- TASK: Every record that follows must be duplicated exactly, with images left out.

- EXERCISE MATERIAL:
>>>>>

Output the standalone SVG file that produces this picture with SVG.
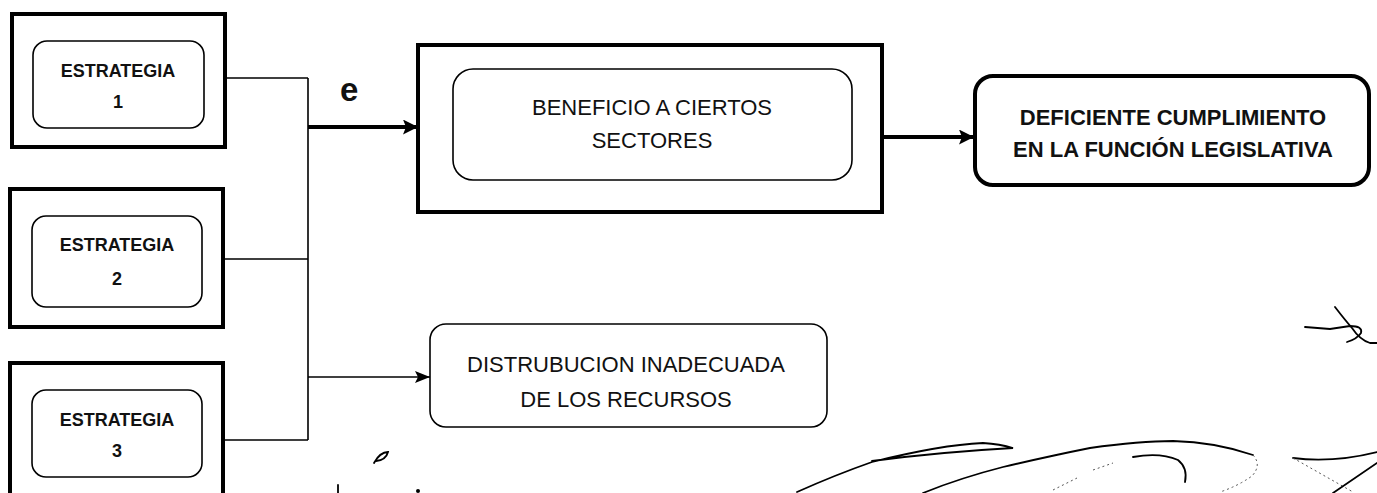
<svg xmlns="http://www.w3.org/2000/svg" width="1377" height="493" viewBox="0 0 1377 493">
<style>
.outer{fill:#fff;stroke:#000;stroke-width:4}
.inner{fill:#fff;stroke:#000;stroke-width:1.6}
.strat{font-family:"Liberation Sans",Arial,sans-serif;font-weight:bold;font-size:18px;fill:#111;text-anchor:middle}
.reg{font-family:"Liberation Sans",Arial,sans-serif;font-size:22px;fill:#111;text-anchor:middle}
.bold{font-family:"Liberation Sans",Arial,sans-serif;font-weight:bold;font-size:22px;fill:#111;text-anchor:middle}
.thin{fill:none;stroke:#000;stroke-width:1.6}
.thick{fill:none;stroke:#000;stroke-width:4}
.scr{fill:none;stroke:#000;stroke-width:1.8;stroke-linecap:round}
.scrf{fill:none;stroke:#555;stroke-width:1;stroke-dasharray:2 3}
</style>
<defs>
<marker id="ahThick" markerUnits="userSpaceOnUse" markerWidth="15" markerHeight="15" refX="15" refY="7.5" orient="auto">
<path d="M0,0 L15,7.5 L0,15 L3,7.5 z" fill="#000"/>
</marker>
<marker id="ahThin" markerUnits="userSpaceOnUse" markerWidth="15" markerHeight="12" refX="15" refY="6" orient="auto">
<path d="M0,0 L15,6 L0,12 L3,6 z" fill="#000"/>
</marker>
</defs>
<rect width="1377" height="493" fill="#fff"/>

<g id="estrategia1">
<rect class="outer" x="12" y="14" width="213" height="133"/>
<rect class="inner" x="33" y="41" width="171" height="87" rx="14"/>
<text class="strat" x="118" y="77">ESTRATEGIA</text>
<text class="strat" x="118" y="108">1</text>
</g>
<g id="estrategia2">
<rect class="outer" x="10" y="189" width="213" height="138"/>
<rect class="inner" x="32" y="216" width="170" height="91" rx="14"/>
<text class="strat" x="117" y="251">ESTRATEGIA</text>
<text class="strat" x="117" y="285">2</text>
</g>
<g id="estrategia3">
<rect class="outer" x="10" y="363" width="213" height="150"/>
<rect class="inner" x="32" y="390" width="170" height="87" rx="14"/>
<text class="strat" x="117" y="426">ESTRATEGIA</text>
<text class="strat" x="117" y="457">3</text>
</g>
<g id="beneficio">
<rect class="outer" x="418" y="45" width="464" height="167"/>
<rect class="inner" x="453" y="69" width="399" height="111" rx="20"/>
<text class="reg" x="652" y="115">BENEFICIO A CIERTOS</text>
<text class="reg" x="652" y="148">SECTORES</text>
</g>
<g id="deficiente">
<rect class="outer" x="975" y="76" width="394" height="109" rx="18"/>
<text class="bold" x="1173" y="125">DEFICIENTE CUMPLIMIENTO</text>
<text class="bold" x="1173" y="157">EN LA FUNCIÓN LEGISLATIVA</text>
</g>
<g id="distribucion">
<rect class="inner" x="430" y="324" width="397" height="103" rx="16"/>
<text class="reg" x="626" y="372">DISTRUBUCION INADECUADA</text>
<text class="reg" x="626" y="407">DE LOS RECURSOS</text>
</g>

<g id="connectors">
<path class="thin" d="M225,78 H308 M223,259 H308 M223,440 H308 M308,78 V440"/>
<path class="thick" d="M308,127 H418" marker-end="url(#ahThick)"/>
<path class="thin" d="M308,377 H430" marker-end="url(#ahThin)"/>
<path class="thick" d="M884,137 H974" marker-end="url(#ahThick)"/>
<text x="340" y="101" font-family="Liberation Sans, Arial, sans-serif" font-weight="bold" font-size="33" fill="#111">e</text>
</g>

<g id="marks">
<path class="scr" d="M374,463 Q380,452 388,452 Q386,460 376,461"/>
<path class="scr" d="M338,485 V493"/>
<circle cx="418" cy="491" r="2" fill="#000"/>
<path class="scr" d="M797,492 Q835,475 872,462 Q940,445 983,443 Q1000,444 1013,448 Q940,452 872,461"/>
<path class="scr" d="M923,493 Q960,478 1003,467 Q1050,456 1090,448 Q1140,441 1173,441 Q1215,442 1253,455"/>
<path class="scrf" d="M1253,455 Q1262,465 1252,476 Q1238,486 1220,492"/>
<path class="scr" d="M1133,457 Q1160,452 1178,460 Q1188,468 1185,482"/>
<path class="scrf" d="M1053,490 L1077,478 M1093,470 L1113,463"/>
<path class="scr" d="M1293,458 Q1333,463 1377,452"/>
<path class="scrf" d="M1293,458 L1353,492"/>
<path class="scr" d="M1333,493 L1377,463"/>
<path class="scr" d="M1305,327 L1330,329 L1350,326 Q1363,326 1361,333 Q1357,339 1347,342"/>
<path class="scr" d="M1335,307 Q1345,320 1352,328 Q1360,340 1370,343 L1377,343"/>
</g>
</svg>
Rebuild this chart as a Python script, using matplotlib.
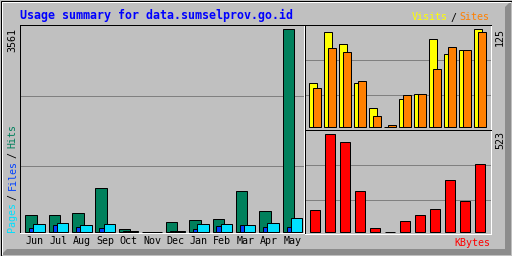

<<<<<

- REPLY:
Output the standalone SVG file that produces this picture with SVG.
<svg xmlns="http://www.w3.org/2000/svg" width="1377" height="493" viewBox="0 0 1377 493">
<style>
.outer{fill:#fff;stroke:#000;stroke-width:4}
.inner{fill:#fff;stroke:#000;stroke-width:1.6}
.strat{font-family:"Liberation Sans",Arial,sans-serif;font-weight:bold;font-size:18px;fill:#111;text-anchor:middle}
.reg{font-family:"Liberation Sans",Arial,sans-serif;font-size:22px;fill:#111;text-anchor:middle}
.bold{font-family:"Liberation Sans",Arial,sans-serif;font-weight:bold;font-size:22px;fill:#111;text-anchor:middle}
.thin{fill:none;stroke:#000;stroke-width:1.6}
.thick{fill:none;stroke:#000;stroke-width:4}
.scr{fill:none;stroke:#000;stroke-width:1.8;stroke-linecap:round}
.scrf{fill:none;stroke:#555;stroke-width:1;stroke-dasharray:2 3}
</style>
<defs>
<marker id="ahThick" markerUnits="userSpaceOnUse" markerWidth="15" markerHeight="15" refX="15" refY="7.5" orient="auto">
<path d="M0,0 L15,7.5 L0,15 L3,7.5 z" fill="#000"/>
</marker>
<marker id="ahThin" markerUnits="userSpaceOnUse" markerWidth="15" markerHeight="12" refX="15" refY="6" orient="auto">
<path d="M0,0 L15,6 L0,12 L3,6 z" fill="#000"/>
</marker>
</defs>
<rect width="1377" height="493" fill="#fff"/>

<g id="estrategia1">
<rect class="outer" x="12" y="14" width="213" height="133"/>
<rect class="inner" x="33" y="41" width="171" height="87" rx="14"/>
<text class="strat" x="118" y="77">ESTRATEGIA</text>
<text class="strat" x="118" y="108">1</text>
</g>
<g id="estrategia2">
<rect class="outer" x="10" y="189" width="213" height="138"/>
<rect class="inner" x="32" y="216" width="170" height="91" rx="14"/>
<text class="strat" x="117" y="251">ESTRATEGIA</text>
<text class="strat" x="117" y="285">2</text>
</g>
<g id="estrategia3">
<rect class="outer" x="10" y="363" width="213" height="150"/>
<rect class="inner" x="32" y="390" width="170" height="87" rx="14"/>
<text class="strat" x="117" y="426">ESTRATEGIA</text>
<text class="strat" x="117" y="457">3</text>
</g>
<g id="beneficio">
<rect class="outer" x="418" y="45" width="464" height="167"/>
<rect class="inner" x="453" y="69" width="399" height="111" rx="20"/>
<text class="reg" x="652" y="115">BENEFICIO A CIERTOS</text>
<text class="reg" x="652" y="148">SECTORES</text>
</g>
<g id="deficiente">
<rect class="outer" x="975" y="76" width="394" height="109" rx="18"/>
<text class="bold" x="1173" y="125">DEFICIENTE CUMPLIMIENTO</text>
<text class="bold" x="1173" y="157">EN LA FUNCIÓN LEGISLATIVA</text>
</g>
<g id="distribucion">
<rect class="inner" x="430" y="324" width="397" height="103" rx="16"/>
<text class="reg" x="626" y="372">DISTRUBUCION INADECUADA</text>
<text class="reg" x="626" y="407">DE LOS RECURSOS</text>
</g>

<g id="connectors">
<path class="thin" d="M225,78 H308 M223,259 H308 M223,440 H308 M308,78 V440"/>
<path class="thick" d="M308,127 H418" marker-end="url(#ahThick)"/>
<path class="thin" d="M308,377 H430" marker-end="url(#ahThin)"/>
<path class="thick" d="M884,137 H974" marker-end="url(#ahThick)"/>
<text x="340" y="101" font-family="Liberation Sans, Arial, sans-serif" font-weight="bold" font-size="33" fill="#111">e</text>
</g>

<g id="marks">
<path class="scr" d="M374,463 Q380,452 388,452 Q386,460 376,461"/>
<path class="scr" d="M338,485 V493"/>
<circle cx="418" cy="491" r="2" fill="#000"/>
<path class="scr" d="M797,492 Q835,475 872,462 Q940,445 983,443 Q1000,444 1013,448 Q940,452 872,461"/>
<path class="scr" d="M923,493 Q960,478 1003,467 Q1050,456 1090,448 Q1140,441 1173,441 Q1215,442 1253,455"/>
<path class="scrf" d="M1253,455 Q1262,465 1252,476 Q1238,486 1220,492"/>
<path class="scr" d="M1133,457 Q1160,452 1178,460 Q1188,468 1185,482"/>
<path class="scrf" d="M1053,490 L1077,478 M1093,470 L1113,463"/>
<path class="scr" d="M1293,458 Q1333,463 1377,452"/>
<path class="scrf" d="M1293,458 L1353,492"/>
<path class="scr" d="M1333,493 L1377,463"/>
<path class="scr" d="M1305,327 L1330,329 L1350,326 Q1363,326 1361,333 Q1357,339 1347,342"/>
<path class="scr" d="M1335,307 Q1345,320 1352,328 Q1360,340 1370,343 L1377,343"/>
</g>
</svg>
Rebuild this chart as a Python script, using matplotlib.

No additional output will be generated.